Exhibit 5.2

June 26, 2026
Air Water Ventures Limited
c/o Ogier Global c/o Ogier Global (Cayman) Limited
89 Nexus Way
Camana Bay, Grand Cayman
KY1-9009, Cayman Islands
| Re: | Registration Statement of Air Water Ventures Limited on Form F-4 (Registration No. 333-294998) |
Ladies and Gentlemen:
We have acted as special United States counsel to Air Water Ventures Limited, a Cayman Islands exempted company (“PubCo”), in connection with the preparation and filing of the Registration Statement on Form F-4 originally filed under the Securities Act of 1933, as amended (the “Act”), with the U.S. Securities and Exchange Commission on April 10, 2026 (File No. 333-294998) (as amended, the “Registration Statement”), relating to the registration of warrants to purchase up to 89,977,454 ordinary shares, par value $0.0001 per share, of PubCo, at an assumed exercise price of $1.00 per ordinary share for the purpose of registering such underlying ordinary shares, subject to adjustment (the “PubCo Series A Investor Warrants”), to be issued by PubCo in connection with the proposed business combination (the “Business Combination”) and the related transactions contemplated by the Business Combination Agreement, dated as of August 25, 2025 (as amended, and as may be amended and supplemented, the “Business Combination Agreement”) by and among Inflection Point Acquisition Corp.
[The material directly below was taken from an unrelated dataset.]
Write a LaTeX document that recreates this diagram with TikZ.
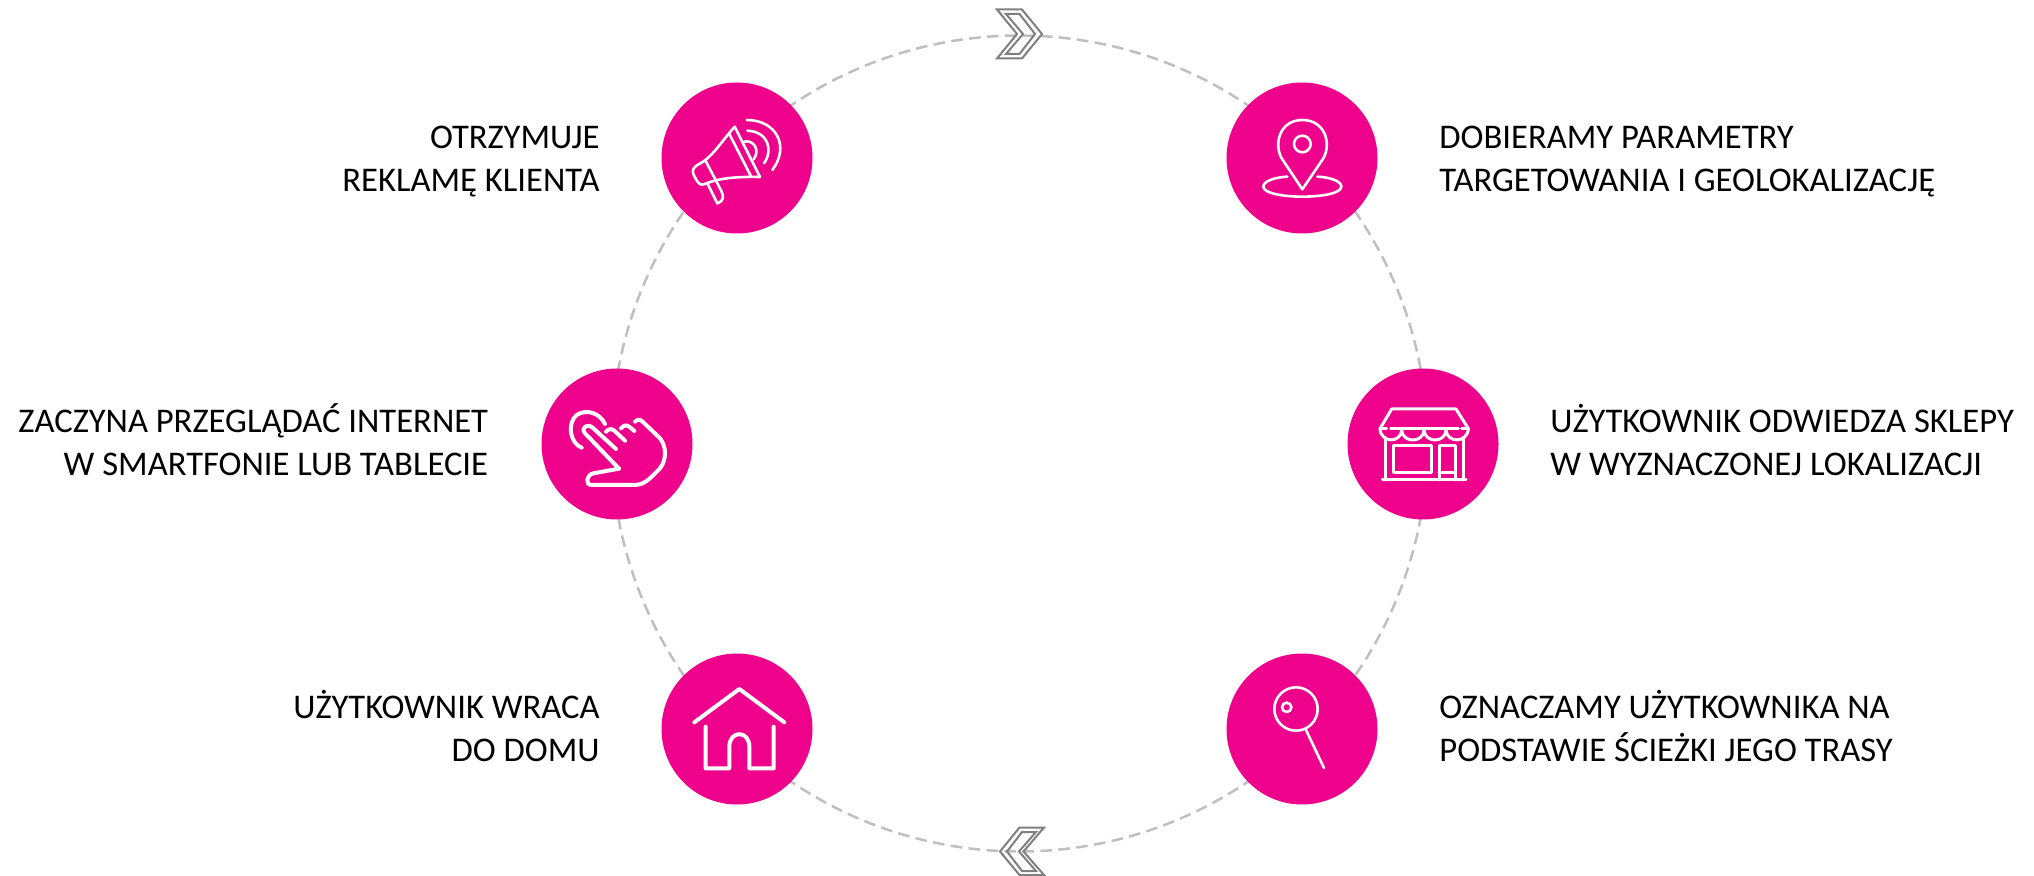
\documentclass[tikz,border=0pt]{standalone}
\usepackage{fontspec}
\usetikzlibrary{calc}
\setmainfont{Carlito}
\definecolor{pinkc}{HTML}{EE028B}
\definecolor{ringc}{HTML}{BFBFBF}
\definecolor{chevc}{HTML}{7F7F7F}
\tikzset{
  ringline/.style={draw=ringc,line width=1.25pt,dash pattern=on 5.8pt off 3.2pt},
  bubble/.style={circle,fill=pinkc,draw=none,minimum size=75.5pt,inner sep=0pt},
  icon/.style={draw=white,line width=1.3pt,line cap=round,line join=round},
  iconthick/.style={icon,line width=2pt},
  chevron/.style={draw=chevc,line width=1pt,line join=miter},
  labelL/.style={anchor=east,align=right,inner sep=0pt,font=\fontsize{17.3}{21.5}\selectfont,text=black},
  labelR/.style={anchor=west,align=left,inner sep=0pt,font=\fontsize{17.3}{21.5}\selectfont,text=black},
}
\begin{document}
\begin{tikzpicture}[x=0.5pt,y=-0.5pt]
\useasboundingbox (0,0) rectangle (2034,876);
\coordinate (o) at (1019.5,443.5);
\foreach \n/\a in {r1/225,r2/315,r3/360,r4/180,r5/135,r6/45}{\coordinate (\n) at ($(o)+(\a:408)$);}
\draw[ringline] (r1) arc[start angle=225,end angle=315,radius=408];
\draw[ringline] (r2) arc[start angle=315,end angle=360,radius=408];
\draw[ringline] (r3) arc[start angle=0,end angle=45,radius=408];
\draw[ringline] (r6) arc[start angle=45,end angle=135,radius=408];
\draw[ringline] (r5) arc[start angle=135,end angle=180,radius=408];
\draw[ringline] (r4) arc[start angle=180,end angle=225,radius=408];
\node[bubble] (c1) at (737,158) {};
\node[bubble] (c2) at (1302,158) {};
\node[bubble] (c3) at (1423,444) {};
\node[bubble] (c4) at (617,444) {};
\node[bubble] (c5) at (737,729) {};
\node[bubble] (c6) at (1302,729) {};
% top chevron
\draw[chevron] (997,9.5) -- (1022,9.5) -- (1042,34) -- (1022,58.5) -- (997,58.5) -- (1017,34) -- cycle;
\draw[chevron] (1006,14) -- (1019.5,14) -- (1035,34) -- (1019.5,54) -- (1006,54) -- (1023,34) -- cycle;
% bottom chevron
\draw[chevron] (1044,827.5) -- (1019.5,827.5) -- (1000,851.5) -- (1019.5,875) -- (1044,875) -- (1023.5,851.5) -- cycle;
\draw[chevron] (1036,832) -- (1022,832) -- (1007,851.5) -- (1022,871) -- (1036,871) -- (1019,851.5) -- cycle;
% megaphone
\begin{scope}[shift={(640,60)},scale=1/3]
\draw[icon] (284,200) -- (360,351) .. controls (300,350) and (240,352) .. (192,373) .. controls (180,378) and (172,368) .. (160,342) .. controls (155,330) and (162,322) .. (172,315) .. controls (215,295) and (240,250) .. (284,200);
\draw[icon] (268,222) -- (332,347);
\draw[icon] (198,305) -- (228,362);
\draw[icon] (203,372) -- (232,430) .. controls (250,425) and (252,410) .. (245,395) -- (228,362);
\draw[icon] (312,245) .. controls (340,238) and (362,270) .. (341,298);
\draw[icon] (322,212) .. controls (385,215) and (400,270) .. (372,310);
\draw[icon] (320,180) .. controls (410,180) and (450,260) .. (397,330);
\end{scope}
% pin
\begin{scope}[shift={(1200,60)},scale=1/3]
\draw[icon] (307,252) circle[radius=25];
\draw[icon] (307,388) -- (245,295) .. controls (220,250) and (240,180) .. (307,180) .. controls (375,180) and (395,250) .. (370,295) -- cycle;
\draw[icon] (262,350) .. controls (220,352) and (190,365) .. (190,380) .. controls (190,400) and (250,410) .. (307,410) .. controls (365,410) and (424,400) .. (424,380) .. controls (424,365) and (395,352) .. (352,350);
\end{scope}
% shop
\begin{scope}[shift={(1320,350)},scale=1/3]
\draw[icon,line width=1.5pt] (180,236) -- (215,177) -- (408,177) -- (445,236);
\draw[icon,line width=1.5pt] (212,236) -- (415,236);
\draw[icon,line width=1.5pt] (180,236) -- (200,236) (425,236) -- (445,236);
\draw[icon,line width=1.5pt] (180,236) .. controls (182,280) and (243,280) .. (245,240) .. controls (247,280) and (310,280) .. (312,240) .. controls (314,280) and (376,280) .. (378,240) .. controls (380,280) and (443,280) .. (445,236);
\draw[icon,line width=1.5pt] (195,262) -- (195,390) (430,262) -- (430,390);
\draw[icon,line width=1.5pt] (187,390) -- (438,390);
\draw[icon,line width=1.5pt] (220,288) rectangle (333,368);
\draw[icon,line width=1.5pt] (357,390) -- (357,288) -- (405,288) -- (405,390) (357,368) -- (405,368);
\end{scope}
% hand
\begin{scope}[shift={(520,350)},scale=1/3]
\draw[iconthick] (185,293) .. controls (150,280) and (140,220) .. (170,195) .. controls (200,175) and (240,190) .. (255,222);
\draw[iconthick] (297,356) -- (195,250) .. controls (180,232) and (205,218) .. (220,235) -- (288,297);
\draw[iconthick] (258,245) .. controls (268,232) and (280,238) .. (286,245) -- (315,272);
\draw[iconthick] (303,235) .. controls (315,220) and (325,228) .. (330,232) -- (343,243);
\draw[iconthick] (345,215) .. controls (355,203) and (365,212) .. (370,217) -- (420,265) .. controls (440,290) and (440,330) .. (420,355) -- (395,380) .. controls (375,400) and (360,405) .. (340,405) -- (215,405) .. controls (195,405) and (198,375) .. (220,370) -- (297,356);
\end{scope}
% house
\begin{scope}[shift={(640,640)},scale=1/3]
\draw[iconthick] (163,247) -- (298,147) -- (433,247);
\draw[iconthick] (197,260) -- (197,385) -- (268,385) -- (268,320) .. controls (268,270) and (328,270) .. (328,320) -- (328,385) -- (401,385) -- (401,260);
\end{scope}
% magnifier
\begin{scope}[shift={(1200,640)},scale=1/3]
\draw[icon] (288,207) circle[radius=65];
\draw[icon] (260,202) circle[radius=14];
\draw[icon] (318,270) -- (372,384);
\end{scope}
% labels
\node[labelL] (t1) at (600,162) {OTRZYMUJE\\REKLAMĘ KLIENTA};
\node[labelL] (t4) at (488.5,440) {ZACZYNA PRZEGLĄDAĆ INTERNET\\W SMARTFONIE LUB TABLECIE};
\node[labelL] (t5) at (600,726) {UŻYTKOWNIK WRACA\\DO DOMU};
\node[labelR] (t2) at (1439,162) {DOBIERAMY PARAMETRY\\TARGETOWANIA I GEOLOKALIZACJĘ};
\node[labelR] (t3) at (1550,440) {UŻYTKOWNIK ODWIEDZA SKLEPY\\W WYZNACZONEJ LOKALIZACJI};
\node[labelR] (t6) at (1439,726) {OZNACZAMY UŻYTKOWNIKA NA\\PODSTAWIE ŚCIEŻKI JEGO TRASY};
\end{tikzpicture}
\end{document}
III, a Cayman Islands exempted company, Air Water Ventures Holdings Limited, a Cayman Islands exempted company (the “Company”), IPCX Merger Sub Limited, a Cayman Islands exempted company, and PubCo.
In connection with this opinion letter, we have examined originals, or copies certified or otherwise identified to our satisfaction, of (i) the Form of PubCo Series A Investor Warrant, (ii) the Registration Statement and the exhibits thereto, (iii) the Business Combination Agreement, and (iv) such other documents, and we have considered such legal matters as we have deemed necessary and relevant as the basis for the opinion set forth below. With respect to such examination, we have assumed the genuineness of all signatures, the authenticity of all documents submitted to us as originals, the conformity to original documents of all documents submitted to us as reproduced or certified copies, and the authenticity of the originals of those latter documents. As to questions of fact material to this opinion, we have, to the extent deemed appropriate, relied upon certain representations of certain officers and employees of PubCo and the Company. We have also assumed that pursuant to the laws of the Cayman Islands, PubCo is validly existing, has the power to issue the PubCo Series A Investor Warrants, and will issue the PubCo Series A Investor Warrants, and has all requisite legal ability to do so, and that the PubCo Series A Investor Warrants have been duly authorized by all necessary corporate action on the part of PubCo.
| Morgan, Lewis & Bockius llp | ||
| 101 Park Avenue | ||
| New York, NY 10178-0060 | +1.212.309.6000 | |
| United States | +1.212.309.6001 |
Air Water Ventures Limited
June 26, 2026
Page 2
Based upon the foregoing, we are of the opinion that, when issued as described in the Registration Statement, the PubCo Series A Investor Warrants will be legally binding obligations of PubCo except: (a) as enforceability may be limited by bankruptcy, insolvency, reorganization or similar laws affecting creditors’ rights generally and by general equitable principles (regardless of whether enforceability is considered in a proceeding in equity or at law); (b) as enforceability of any indemnification or contribution provision may be limited under the Federal and state securities laws; and (c) that the remedy of specific performance and injunctive and other forms of equitable relief may be subject to the equitable defenses and to the discretion of the court before which any proceeding therefor may be brought.
We are opining solely on the laws of the State of New York. Our opinion is based on these laws as in effect on the date hereof, and we assume no obligation to revise or supplement this opinion should the law be changed by legislative action, judicial decision, or otherwise. We express no opinion as to whether the laws of any other jurisdiction are applicable to the subject matter hereof. We are not rendering any opinion as to compliance with any other international, Federal or state law, rule or regulation relating to securities, or to the sale or issuance thereof.
We hereby consent to the use of this opinion as an exhibit to the Registration Statement, to the use of our name as your counsel, and to all references made to us in the Registration Statement and in the prospectus forming a part thereof. In giving this consent, we do not hereby admit that we are in the category of persons whose consent is required under Section 7 of the Act or the rules and regulations promulgated thereunder.